С тех пор православные не стали активнее. Но и штундисты не стали глубже. А вот чего нет у нынешних «штундистов» в отличие от предреволюционных – так это чувства привычности православия. Человеку, который жил православным бытом и всю жизнь ходил к ежегодному обязательному причастию, после пребывания в протестантской общине вернуться назад в привычное же православие очень сложно. Но для нынешних-то русских протестантов православие – совершенно неизвестная религия. Не из православия, а из атеизма они пришли в баптизм. И поэтому они более, нежели их духовные предки начала века, предрасположены заметить в православии что-то, чего не хватает протестантизму… И еще одно важное изменение: в памяти нынешних русских протестантов нет опыта принуждения и контроля над их совестью со стороны православной церкви. Переход из гонимой общины в господствующую религию всегда нравственно непригляден. Сегодня этот камень с совести протестантов снят. Переход в православие не тождественен предательству своих братьев.

А еще к православию будет подталкивать протестантов зазор между их совестью и их жизнью. Ведь протестанты глубже, чем их учение. И они все больше и больше будут замечать, что многообразие и глубину их душевной и духовной жизни не вмещают формулы их катехизисов. Катехизис твердит: «ты свят! Ты уже не грешишь, а лишь слегка согрешаешь! Ты ведь уже не пьешь и не куришь!». А совесть подсказывает свои слова для молитвы: «прости меня, Господи, окаянного, прости мне мои грехи, в которых я умираю гораздо чаще, чем оживаю в Тебе.
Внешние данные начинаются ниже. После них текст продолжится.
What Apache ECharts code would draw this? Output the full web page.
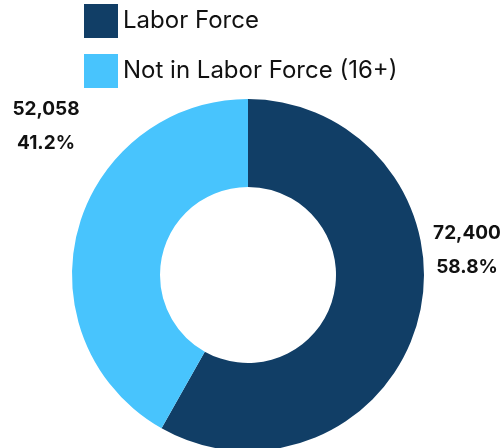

Прости мне теплохладность и равнодушие, прости тщеславие и леность, прости, что я уже давно не ощущаю Тебя в моем сердце». И поэтому хочется пойти не только в тот дом, где поют лишь «Аллилуйя, аллилуйя, аллилуйя!», но и в тот, под сводами которого рыдается: «Господи, помилуй, Господи, помилуй, Господи, помилуй!».
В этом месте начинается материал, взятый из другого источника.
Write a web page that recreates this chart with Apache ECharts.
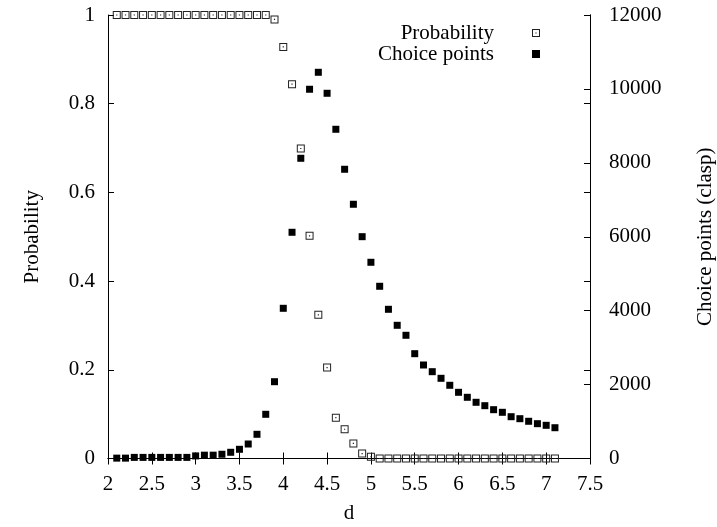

Кроме того, и в мире протестантов происходит то, что вообще происходит в мире людей: люди умирают. И сердце требует над очередным гробом: «помолись об уходящем, помяни его, пособи ему своей молитвой!». А катехизис опять про свое: «не смей! это язычество! молиться об усопших нельзя!». И здесь уж неизбежен выбор: или раздавить свое сердце в тисках баптистского догмата, или послушаться совести и украдкой зайти в православный храм, поставить там свечку и помолиться о том, с кем расстался…
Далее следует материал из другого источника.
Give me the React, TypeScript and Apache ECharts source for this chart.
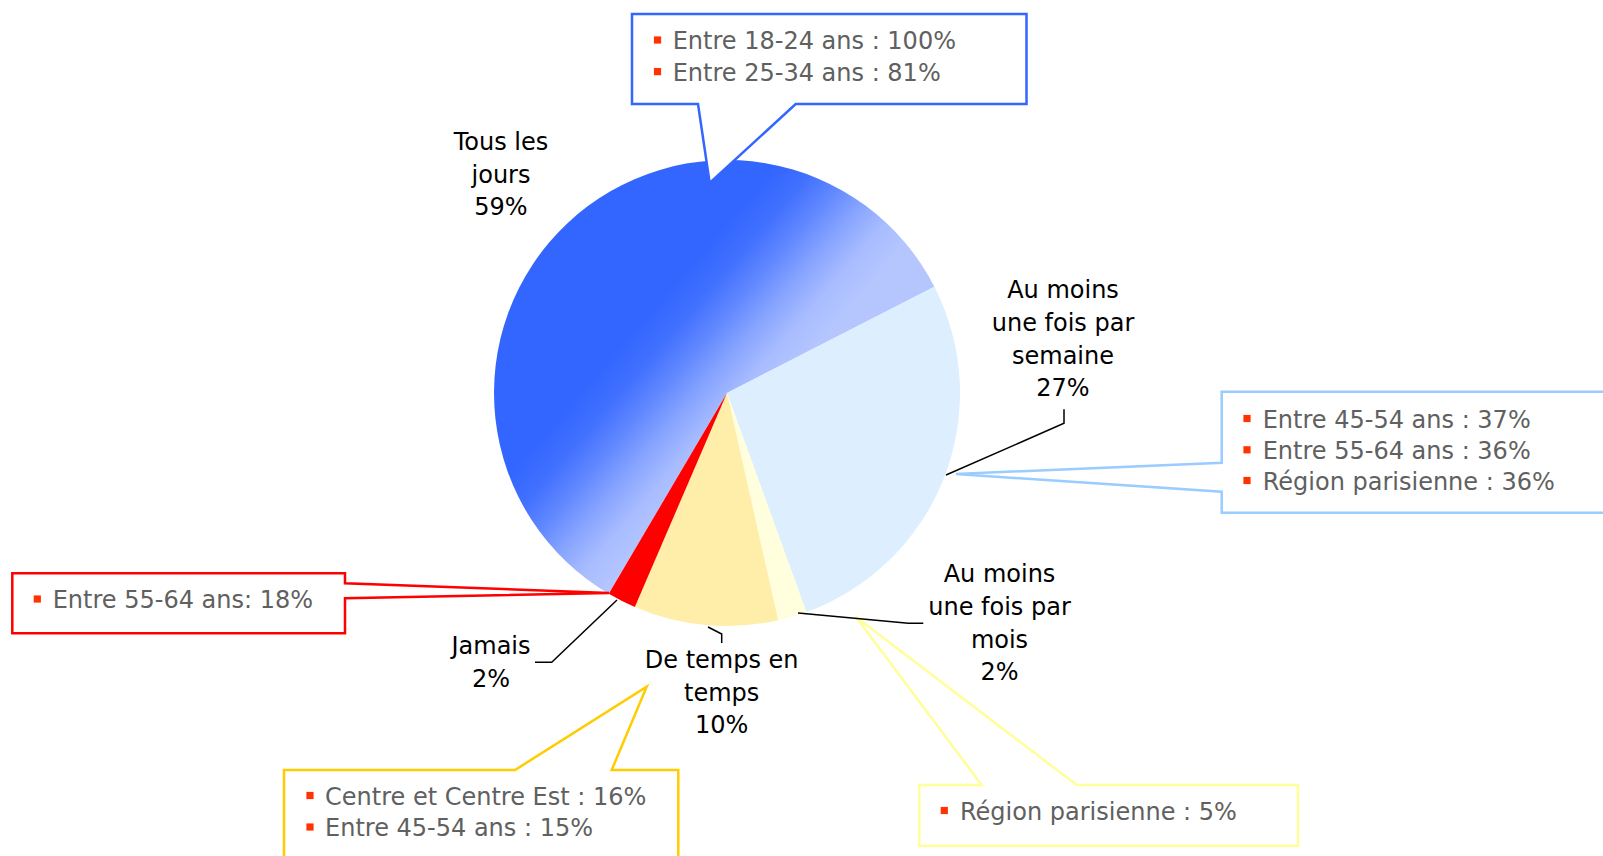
import React, { useEffect, useRef } from "react";
import * as echarts from "echarts";

// ---- data ----
const categories = [
  "Tous les jours",
  "Au moins une fois par semaine",
  "Au moins une fois par mois",
  "De temps en temps",
  "Jamais",
];
const wrappedLabels = [
  "Tous les\njours",
  "Au moins\nune fois par\nsemaine",
  "Au moins\nune fois par\nmois",
  "De temps en\ntemps",
  "Jamais",
];
const values = [59, 27, 2, 10, 2];

const calloutTousLesJours = ["Entre 18-24 ans : 100%", "Entre 25-34 ans : 81%"];
const calloutSemaine = ["Entre 45-54 ans : 37%", "Entre 55-64 ans : 36%", "Région parisienne : 36%"];
const calloutJamais = ["Entre 55-64 ans: 18%"];
const calloutTemps = ["Centre et Centre Est : 16%", "Entre 45-54 ans : 15%"];
const calloutMois = ["Région parisienne : 5%"];

// ---- layout / style ----
const FONT = "DejaVu Sans";
const CENTER: [number, number] = [727, 393];
const RADIUS = 233;
const LABEL_POS: [number, number][] = [
  [501, 174.5],
  [1063, 339.4],
  [999.5, 623.3],
  [721.7, 692.8],
  [491, 662.2],
];
const SLICE_COLORS = [
  new echarts.graphic.LinearGradient(
    673.1, 284.6, 786.6, 382.8,
    [
      { offset: 0, color: "#3366FF" },
      { offset: 0.2, color: "#4170FF" },
      { offset: 0.4, color: "#6188FF" },
      { offset: 0.6, color: "#87A4FF" },
      { offset: 0.8, color: "#A8BCFF" },
      { offset: 1, color: "#B5C6FF" },
    ],
    true
  ),
  "#DDEEFF",
  "#FFFFDD",
  "#FFEEAA",
  "#FF0000",
];

type Callout = {
  lines: string[];
  stroke: string;
  points: number[][];
  textX: number;
  bulletX: number;
  lineY: number[];
};

const CALLOUTS: Callout[] = [
  {
    lines: calloutTousLesJours,
    stroke: "#3366FF",
    points: [[632, 14], [1026.5, 14], [1026.5, 104], [795.7, 104], [709.7, 183], [698, 104], [632, 104]],
    textX: 672.7,
    bulletX: 657.5,
    lineY: [41, 72.6],
  },
  {
    lines: calloutSemaine,
    stroke: "#99CCFF",
    points: [[1221.7, 391.7], [1608, 391.7], [1608, 512.7], [1221.7, 512.7], [1221.7, 491.7], [956, 474], [1221.7, 462.7]],
    textX: 1262.7,
    bulletX: 1247,
    lineY: [419.5, 450.8, 481.5],
  },
  {
    lines: calloutJamais,
    stroke: "#FF0000",
    points: [[12.3, 573.3], [345, 573.3], [345, 583.3], [609, 593], [345, 598.3], [345, 633.3], [12.3, 633.3]],
    textX: 52.7,
    bulletX: 37.3,
    lineY: [600],
  },
  {
    lines: calloutTemps,
    stroke: "#FFCC00",
    points: [[284, 770], [515, 770], [646.7, 686.7], [611.7, 770], [678.3, 770], [678.3, 870], [284, 870]],
    textX: 325,
    bulletX: 310,
    lineY: [796.5, 828],
  },
  {
    lines: calloutMois,
    stroke: "#FFFF99",
    points: [[919.3, 785], [981.7, 785], [856, 617], [1076.7, 785], [1298, 785], [1298, 845.7], [919.3, 845.7]],
    textX: 960,
    bulletX: 944.3,
    lineY: [811.5],
  },
];

const LEADERS: number[][][] = [
  [[946, 475], [1064, 423.3], [1064, 409.3]],
  [[798, 613], [908.3, 623.3], [923.3, 623.3]],
  [[708, 627], [721.7, 634], [721.7, 643]],
  [[617, 600], [551.7, 662.3], [535, 662.3]],
];

export default function App() {
  const ref = useRef<HTMLDivElement>(null);

  useEffect(() => {
    if (!ref.current) return;
    const chart = echarts.init(ref.current, null, { renderer: "svg" });

    const graphics: any[] = [];
    CALLOUTS.forEach((c) => {
      graphics.push({
        type: "polygon",
        z: 100,
        shape: { points: c.points },
        style: { fill: "#FFFFFF", stroke: c.stroke, lineWidth: 2.5, lineJoin: "miter" },
      });
      c.lines.forEach((t, i) => {
        graphics.push({
          type: "rect",
          z: 101,
          shape: { x: c.bulletX - 3.6, y: c.lineY[i] - 4.6, width: 7.2, height: 7.2 },
          style: { fill: "#FF3300" },
        });
        graphics.push({
          type: "text",
          z: 101,
          x: c.textX,
          y: c.lineY[i],
          style: {
            text: t,
            fill: "#606060",
            font: `24px "${FONT}"`,
            align: "left",
            verticalAlign: "middle",
          },
        });
      });
    });
    LEADERS.forEach((pts) => {
      graphics.push({
        type: "polyline",
        z: 120,
        shape: { points: pts },
        style: { stroke: "#000000", lineWidth: 1.5, fill: null },
      });
    });

    chart.setOption({
      animation: false,
      backgroundColor: "#FFFFFF",
      series: [
        {
          type: "pie",
          center: CENTER,
          radius: RADIUS,
          startAngle: 239.5,
          clockwise: true,
          silent: true,
          avoidLabelOverlap: false,
          data: categories.map((name, i) => ({
            name,
            value: values[i],
            itemStyle: { color: SLICE_COLORS[i] },
          })),
          label: {
            show: true,
            position: "outside",
            formatter: (p: any) => `${wrappedLabels[p.dataIndex]}\n${p.value}%`,
            color: "#000000",
            fontFamily: FONT,
            fontSize: 24,
            lineHeight: 32.7,
            align: "center",
          },
          labelLine: { show: false },
          labelLayout: (p: any) => ({
            x: LABEL_POS[p.dataIndex][0],
            y: LABEL_POS[p.dataIndex][1],
            align: "center",
            verticalAlign: "middle",
          }),
          emphasis: { disabled: true },
        },
      ],
      graphic: { elements: graphics },
    });

    return () => chart.dispose();
  }, []);

  return (
    <div
      ref={ref}
      style={{ position: "fixed", left: 0, top: 0, width: 1603, height: 856 }}
    />
  );
}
Есть еще и такая проповедница православия, как русская природа. Не только русская, конечно. В православии есть ощущение того, что мир не чужд Богу, что красота земная освящена Красотой Горней. В православии есть пантеистическая поэтичность. Вот этого ощущения освященности мира, священной эстетики нет в протестантизме. По верному замечанию историка античности Ф. Зелинского, «протестантизм – реиудаизация христианства. Была разрушена красивая, символическая обрядность средневековой церкви; вопреки психологии, но в угоду синагоге богослужение было сосредоточено исключительно в слове. Природа вновь была обезбожена: исчезли Распятия, знаменовавшие вершины холмов и перекрестки дорог, часовни и образа Богоматери и святых, освящавшие урочища и рощи. Реакцией и здесь был неогуманизм XVIII века: сближение с античностью неизбежно повело за собой и сближение с эллинским христианством. Правоверные протестанты и теперь не могут примириться с тем, что Шиллер становится „католиком“ в „Орлеанской деве“ и в „Марии Стюарт“, Гете становится „католиком“ в „Фаусте“, особенно в его второй части»[304].